→ Data segment:
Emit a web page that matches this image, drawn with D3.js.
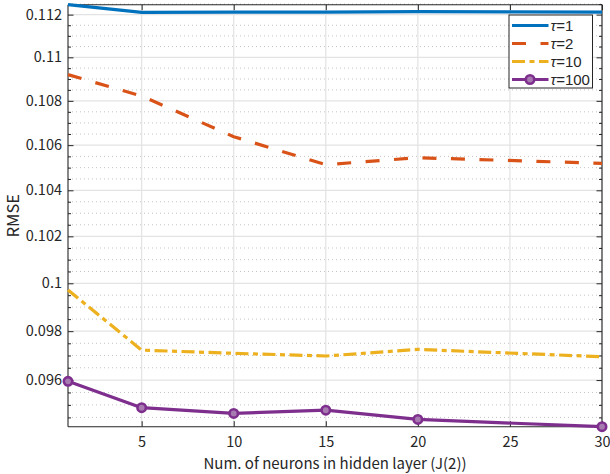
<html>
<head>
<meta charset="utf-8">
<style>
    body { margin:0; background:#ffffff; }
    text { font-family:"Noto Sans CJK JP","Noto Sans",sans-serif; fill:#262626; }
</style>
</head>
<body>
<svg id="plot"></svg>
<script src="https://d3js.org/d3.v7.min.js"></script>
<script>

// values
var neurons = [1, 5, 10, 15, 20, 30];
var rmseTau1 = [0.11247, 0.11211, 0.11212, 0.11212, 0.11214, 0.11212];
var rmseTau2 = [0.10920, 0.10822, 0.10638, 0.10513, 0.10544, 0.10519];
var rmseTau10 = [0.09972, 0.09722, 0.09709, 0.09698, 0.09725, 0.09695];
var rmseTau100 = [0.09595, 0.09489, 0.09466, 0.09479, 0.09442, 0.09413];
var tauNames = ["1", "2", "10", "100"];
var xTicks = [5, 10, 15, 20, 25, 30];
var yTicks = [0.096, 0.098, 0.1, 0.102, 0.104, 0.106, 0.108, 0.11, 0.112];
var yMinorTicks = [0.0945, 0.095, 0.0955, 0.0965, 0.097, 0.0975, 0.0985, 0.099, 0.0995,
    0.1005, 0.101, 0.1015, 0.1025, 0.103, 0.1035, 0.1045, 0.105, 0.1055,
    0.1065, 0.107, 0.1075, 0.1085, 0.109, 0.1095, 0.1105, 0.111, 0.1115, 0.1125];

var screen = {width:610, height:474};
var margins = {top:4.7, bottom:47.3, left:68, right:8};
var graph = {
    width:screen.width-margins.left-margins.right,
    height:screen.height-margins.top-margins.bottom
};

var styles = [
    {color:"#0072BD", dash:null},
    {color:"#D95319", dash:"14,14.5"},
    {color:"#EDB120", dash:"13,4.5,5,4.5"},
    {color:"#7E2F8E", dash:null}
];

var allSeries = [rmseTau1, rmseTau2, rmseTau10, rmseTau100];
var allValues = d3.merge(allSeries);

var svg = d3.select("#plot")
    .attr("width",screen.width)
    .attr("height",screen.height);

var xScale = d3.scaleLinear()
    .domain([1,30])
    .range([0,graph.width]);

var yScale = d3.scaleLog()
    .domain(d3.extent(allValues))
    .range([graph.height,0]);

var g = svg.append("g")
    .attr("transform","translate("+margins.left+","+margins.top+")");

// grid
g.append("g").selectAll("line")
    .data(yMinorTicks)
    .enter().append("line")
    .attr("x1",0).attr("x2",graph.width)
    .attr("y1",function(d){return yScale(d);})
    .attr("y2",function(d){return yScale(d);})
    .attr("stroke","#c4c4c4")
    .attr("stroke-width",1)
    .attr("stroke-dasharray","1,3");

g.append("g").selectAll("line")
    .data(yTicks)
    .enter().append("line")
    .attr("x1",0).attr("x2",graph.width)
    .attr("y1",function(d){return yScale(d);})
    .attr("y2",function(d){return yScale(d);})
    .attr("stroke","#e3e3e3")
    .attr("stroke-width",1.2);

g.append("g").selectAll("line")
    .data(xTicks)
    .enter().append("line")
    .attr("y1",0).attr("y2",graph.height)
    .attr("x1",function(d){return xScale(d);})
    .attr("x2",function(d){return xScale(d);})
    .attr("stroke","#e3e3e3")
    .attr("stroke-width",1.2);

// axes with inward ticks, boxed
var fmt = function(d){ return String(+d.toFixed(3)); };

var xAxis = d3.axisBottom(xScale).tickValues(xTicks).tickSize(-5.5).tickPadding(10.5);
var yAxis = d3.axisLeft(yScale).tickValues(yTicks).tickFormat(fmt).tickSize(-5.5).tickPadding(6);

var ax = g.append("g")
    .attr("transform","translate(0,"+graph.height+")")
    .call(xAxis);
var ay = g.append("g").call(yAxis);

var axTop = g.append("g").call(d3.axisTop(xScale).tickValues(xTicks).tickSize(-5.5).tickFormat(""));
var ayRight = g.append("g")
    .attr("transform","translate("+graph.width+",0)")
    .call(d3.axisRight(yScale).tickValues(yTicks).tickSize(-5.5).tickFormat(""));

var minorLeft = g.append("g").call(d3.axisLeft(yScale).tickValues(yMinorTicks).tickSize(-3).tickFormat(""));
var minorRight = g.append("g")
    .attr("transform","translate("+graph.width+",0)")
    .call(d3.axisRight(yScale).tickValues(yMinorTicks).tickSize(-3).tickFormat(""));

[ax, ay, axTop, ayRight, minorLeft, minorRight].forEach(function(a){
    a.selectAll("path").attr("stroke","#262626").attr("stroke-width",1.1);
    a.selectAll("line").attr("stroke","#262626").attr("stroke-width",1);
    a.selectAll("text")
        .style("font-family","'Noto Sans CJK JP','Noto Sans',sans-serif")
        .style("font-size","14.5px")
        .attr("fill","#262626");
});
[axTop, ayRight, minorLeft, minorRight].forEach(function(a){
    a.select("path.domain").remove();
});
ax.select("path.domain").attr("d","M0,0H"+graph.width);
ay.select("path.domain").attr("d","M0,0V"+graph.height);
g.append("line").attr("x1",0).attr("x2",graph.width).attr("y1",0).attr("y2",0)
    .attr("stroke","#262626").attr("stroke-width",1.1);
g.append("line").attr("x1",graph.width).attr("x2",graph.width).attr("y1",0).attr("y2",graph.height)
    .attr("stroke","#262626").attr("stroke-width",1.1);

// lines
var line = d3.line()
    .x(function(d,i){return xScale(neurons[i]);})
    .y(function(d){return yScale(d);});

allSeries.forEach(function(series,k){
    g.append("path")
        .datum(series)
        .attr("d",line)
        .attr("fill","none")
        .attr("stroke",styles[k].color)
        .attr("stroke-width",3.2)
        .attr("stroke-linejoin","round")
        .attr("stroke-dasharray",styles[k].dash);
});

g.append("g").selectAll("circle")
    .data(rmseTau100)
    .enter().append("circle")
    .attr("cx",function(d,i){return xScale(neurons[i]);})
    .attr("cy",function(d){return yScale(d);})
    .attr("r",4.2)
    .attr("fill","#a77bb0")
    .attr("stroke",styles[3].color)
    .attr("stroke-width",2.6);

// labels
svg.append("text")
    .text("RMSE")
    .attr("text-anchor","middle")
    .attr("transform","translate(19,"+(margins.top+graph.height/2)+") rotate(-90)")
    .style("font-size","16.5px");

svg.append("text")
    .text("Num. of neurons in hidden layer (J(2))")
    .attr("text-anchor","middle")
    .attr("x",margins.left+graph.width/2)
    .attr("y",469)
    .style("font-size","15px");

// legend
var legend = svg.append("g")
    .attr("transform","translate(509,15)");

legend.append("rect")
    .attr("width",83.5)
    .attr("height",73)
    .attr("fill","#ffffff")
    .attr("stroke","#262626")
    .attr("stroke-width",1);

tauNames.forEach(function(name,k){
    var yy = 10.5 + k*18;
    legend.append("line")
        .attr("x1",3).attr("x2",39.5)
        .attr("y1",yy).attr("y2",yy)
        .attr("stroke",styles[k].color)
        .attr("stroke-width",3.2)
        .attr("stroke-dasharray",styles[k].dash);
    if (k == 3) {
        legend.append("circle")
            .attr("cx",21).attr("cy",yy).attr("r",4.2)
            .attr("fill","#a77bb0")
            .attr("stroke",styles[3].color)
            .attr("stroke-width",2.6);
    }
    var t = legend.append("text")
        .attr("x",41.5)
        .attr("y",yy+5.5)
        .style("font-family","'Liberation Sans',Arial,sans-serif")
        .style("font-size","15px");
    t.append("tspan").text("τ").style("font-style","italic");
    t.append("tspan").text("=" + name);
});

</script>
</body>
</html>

→ Task to carry out:
Are you able to set down all the lines above exactly, without any pictures?

→ Worked answer:
Emit a web page that matches this image, drawn with D3.js.
<html>
<head>
<meta charset="utf-8">
<style>
    body { margin:0; background:#ffffff; }
    text { font-family:"Noto Sans CJK JP","Noto Sans",sans-serif; fill:#262626; }
</style>
</head>
<body>
<svg id="plot"></svg>
<script src="https://d3js.org/d3.v7.min.js"></script>
<script>

// values
var neurons = [1, 5, 10, 15, 20, 30];
var rmseTau1 = [0.11247, 0.11211, 0.11212, 0.11212, 0.11214, 0.11212];
var rmseTau2 = [0.10920, 0.10822, 0.10638, 0.10513, 0.10544, 0.10519];
var rmseTau10 = [0.09972, 0.09722, 0.09709, 0.09698, 0.09725, 0.09695];
var rmseTau100 = [0.09595, 0.09489, 0.09466, 0.09479, 0.09442, 0.09413];
var tauNames = ["1", "2", "10", "100"];
var xTicks = [5, 10, 15, 20, 25, 30];
var yTicks = [0.096, 0.098, 0.1, 0.102, 0.104, 0.106, 0.108, 0.11, 0.112];
var yMinorTicks = [0.0945, 0.095, 0.0955, 0.0965, 0.097, 0.0975, 0.0985, 0.099, 0.0995,
    0.1005, 0.101, 0.1015, 0.1025, 0.103, 0.1035, 0.1045, 0.105, 0.1055,
    0.1065, 0.107, 0.1075, 0.1085, 0.109, 0.1095, 0.1105, 0.111, 0.1115, 0.1125];

var screen = {width:610, height:474};
var margins = {top:4.7, bottom:47.3, left:68, right:8};
var graph = {
    width:screen.width-margins.left-margins.right,
    height:screen.height-margins.top-margins.bottom
};

var styles = [
    {color:"#0072BD", dash:null},
    {color:"#D95319", dash:"14,14.5"},
    {color:"#EDB120", dash:"13,4.5,5,4.5"},
    {color:"#7E2F8E", dash:null}
];

var allSeries = [rmseTau1, rmseTau2, rmseTau10, rmseTau100];
var allValues = d3.merge(allSeries);

var svg = d3.select("#plot")
    .attr("width",screen.width)
    .attr("height",screen.height);

var xScale = d3.scaleLinear()
    .domain([1,30])
    .range([0,graph.width]);

var yScale = d3.scaleLog()
    .domain(d3.extent(allValues))
    .range([graph.height,0]);

var g = svg.append("g")
    .attr("transform","translate("+margins.left+","+margins.top+")");

// grid
g.append("g").selectAll("line")
    .data(yMinorTicks)
    .enter().append("line")
    .attr("x1",0).attr("x2",graph.width)
    .attr("y1",function(d){return yScale(d);})
    .attr("y2",function(d){return yScale(d);})
    .attr("stroke","#c4c4c4")
    .attr("stroke-width",1)
    .attr("stroke-dasharray","1,3");

g.append("g").selectAll("line")
    .data(yTicks)
    .enter().append("line")
    .attr("x1",0).attr("x2",graph.width)
    .attr("y1",function(d){return yScale(d);})
    .attr("y2",function(d){return yScale(d);})
    .attr("stroke","#e3e3e3")
    .attr("stroke-width",1.2);

g.append("g").selectAll("line")
    .data(xTicks)
    .enter().append("line")
    .attr("y1",0).attr("y2",graph.height)
    .attr("x1",function(d){return xScale(d);})
    .attr("x2",function(d){return xScale(d);})
    .attr("stroke","#e3e3e3")
    .attr("stroke-width",1.2);

// axes with inward ticks, boxed
var fmt = function(d){ return String(+d.toFixed(3)); };

var xAxis = d3.axisBottom(xScale).tickValues(xTicks).tickSize(-5.5).tickPadding(10.5);
var yAxis = d3.axisLeft(yScale).tickValues(yTicks).tickFormat(fmt).tickSize(-5.5).tickPadding(6);

var ax = g.append("g")
    .attr("transform","translate(0,"+graph.height+")")
    .call(xAxis);
var ay = g.append("g").call(yAxis);

var axTop = g.append("g").call(d3.axisTop(xScale).tickValues(xTicks).tickSize(-5.5).tickFormat(""));
var ayRight = g.append("g")
    .attr("transform","translate("+graph.width+",0)")
    .call(d3.axisRight(yScale).tickValues(yTicks).tickSize(-5.5).tickFormat(""));

var minorLeft = g.append("g").call(d3.axisLeft(yScale).tickValues(yMinorTicks).tickSize(-3).tickFormat(""));
var minorRight = g.append("g")
    .attr("transform","translate("+graph.width+",0)")
    .call(d3.axisRight(yScale).tickValues(yMinorTicks).tickSize(-3).tickFormat(""));

[ax, ay, axTop, ayRight, minorLeft, minorRight].forEach(function(a){
    a.selectAll("path").attr("stroke","#262626").attr("stroke-width",1.1);
    a.selectAll("line").attr("stroke","#262626").attr("stroke-width",1);
    a.selectAll("text")
        .style("font-family","'Noto Sans CJK JP','Noto Sans',sans-serif")
        .style("font-size","14.5px")
        .attr("fill","#262626");
});
[axTop, ayRight, minorLeft, minorRight].forEach(function(a){
    a.select("path.domain").remove();
});
ax.select("path.domain").attr("d","M0,0H"+graph.width);
ay.select("path.domain").attr("d","M0,0V"+graph.height);
g.append("line").attr("x1",0).attr("x2",graph.width).attr("y1",0).attr("y2",0)
    .attr("stroke","#262626").attr("stroke-width",1.1);
g.append("line").attr("x1",graph.width).attr("x2",graph.width).attr("y1",0).attr("y2",graph.height)
    .attr("stroke","#262626").attr("stroke-width",1.1);

// lines
var line = d3.line()
    .x(function(d,i){return xScale(neurons[i]);})
    .y(function(d){return yScale(d);});

allSeries.forEach(function(series,k){
    g.append("path")
        .datum(series)
        .attr("d",line)
        .attr("fill","none")
        .attr("stroke",styles[k].color)
        .attr("stroke-width",3.2)
        .attr("stroke-linejoin","round")
        .attr("stroke-dasharray",styles[k].dash);
});

g.append("g").selectAll("circle")
    .data(rmseTau100)
    .enter().append("circle")
    .attr("cx",function(d,i){return xScale(neurons[i]);})
    .attr("cy",function(d){return yScale(d);})
    .attr("r",4.2)
    .attr("fill","#a77bb0")
    .attr("stroke",styles[3].color)
    .attr("stroke-width",2.6);

// labels
svg.append("text")
    .text("RMSE")
    .attr("text-anchor","middle")
    .attr("transform","translate(19,"+(margins.top+graph.height/2)+") rotate(-90)")
    .style("font-size","16.5px");

svg.append("text")
    .text("Num. of neurons in hidden layer (J(2))")
    .attr("text-anchor","middle")
    .attr("x",margins.left+graph.width/2)
    .attr("y",469)
    .style("font-size","15px");

// legend
var legend = svg.append("g")
    .attr("transform","translate(509,15)");

legend.append("rect")
    .attr("width",83.5)
    .attr("height",73)
    .attr("fill","#ffffff")
    .attr("stroke","#262626")
    .attr("stroke-width",1);

tauNames.forEach(function(name,k){
    var yy = 10.5 + k*18;
    legend.append("line")
        .attr("x1",3).attr("x2",39.5)
        .attr("y1",yy).attr("y2",yy)
        .attr("stroke",styles[k].color)
        .attr("stroke-width",3.2)
        .attr("stroke-dasharray",styles[k].dash);
    if (k == 3) {
        legend.append("circle")
            .attr("cx",21).attr("cy",yy).attr("r",4.2)
            .attr("fill","#a77bb0")
            .attr("stroke",styles[3].color)
            .attr("stroke-width",2.6);
    }
    var t = legend.append("text")
        .attr("x",41.5)
        .attr("y",yy+5.5)
        .style("font-family","'Liberation Sans',Arial,sans-serif")
        .style("font-size","15px");
    t.append("tspan").text("τ").style("font-style","italic");
    t.append("tspan").text("=" + name);
});

</script>
</body>
</html>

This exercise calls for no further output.